The Astros are leading the American League with 20 victories. No, that is not a typo.
This is the same franchise that was considered a Major League laughingstock not too long ago, winning 56, 55, 51, and 70 games over the past four seasons, respectively.
The Astros hot start has many wondering whether they can actually make something of it. Something meaning a postseason birth, or better yet, a division crown.
I, for one, am putting my stock into this 2015 Astros team and am also saying that the best is yet to come for the club.
The Astros' offensive unit is amongst the best in baseball, ranking eighth in weighted runs created plus (wRC+)* with 101. They're second in the big leagues with 45 home runs, and have the third highest walk rate, despite striking out the second most. The Astros also have the second-most stolen bases in baseball.
The Astros' offensive unit has posted 5.2 wins above replacement, seventh in baseball.
The really scary thing about those numbers is that the Astros' team batting average on balls in play (BABIP)** is .275, 23rd in the Major Leagues, and right around struggling offensive units in the Phillies and Reds. The Astros could be even better on the offensive than they are right now. Scary, huh?
Their pitching staff has been closer to how it should be performing than their offense. The Astros staff (bullpen and rotation) as a whole has the eighth-best ERA in baseball at 3.45. As their 3.61 FIP*** and 3.50 xFIP suggest, the Astros pitching is doing pretty much as well as it should be.
"We’ve gotten off to the start that we wanted to," General Manager Jeff Luhnow said during an Astros TV broadcast. "It really is jelling in a way that you get a sense they believe in themselves now. That’s a big difference from this team’s last couple of seasons."
Luhnow has played a big part in the Astros successes this season, bringing in a few key offseason additions. Those include outfielder/catcher Evan Gattis, outfielder Colby Rasmus, shorstop Jed Lawrie (who is injured), and starting pitcher Roberto Hernandez. These cost-effective moves have been effective performers on the field as well.
Luhnow pushed away critics and stuck to his system, even if it meant being one of the worst teams in Major League baseball history three seasons in a row.
As the Astros have a six game lead in the AL West, they're ready to be relevant once again.
*wRC+ measures how well a player (or team) produces runs. However, it is adjusted to park and league factors. A wRC+ of 100 is considered the big league "average," with every point over 100 being worth one percentage point better than the MLB average
**BABIP measures the batting average a player (or team) has when putting the ball in play. A .300 BABIP is considered league-average, so therefore if a player (or team) has a BABIP under .300, they are considered unlucky.
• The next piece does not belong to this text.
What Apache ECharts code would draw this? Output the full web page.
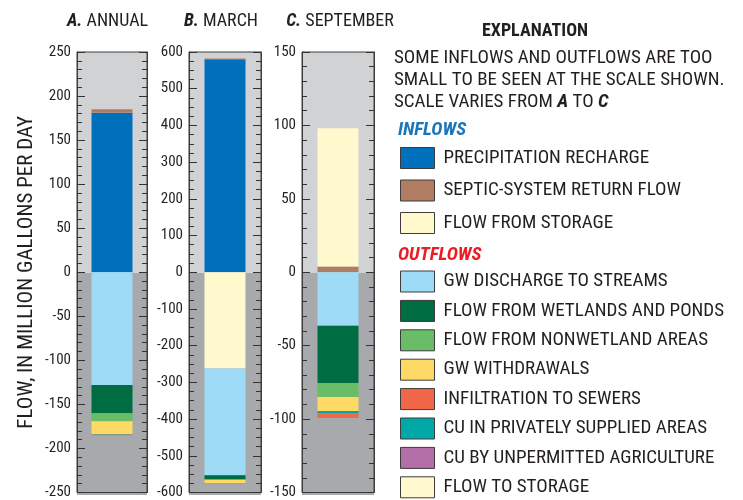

***FIP (Fielding Independent Pitching) takes the defense (good or bad) out of a pitcher's performance and bases how their ERA should be plainly on how well they have been limiting walks and getting strikeouts. xFIP is a variation of FIP that normalizes a pitcher's home run rate (home run rates tend to normalize as season goes on) to league-average to give you a better understanding of how lucky that pitcher has been.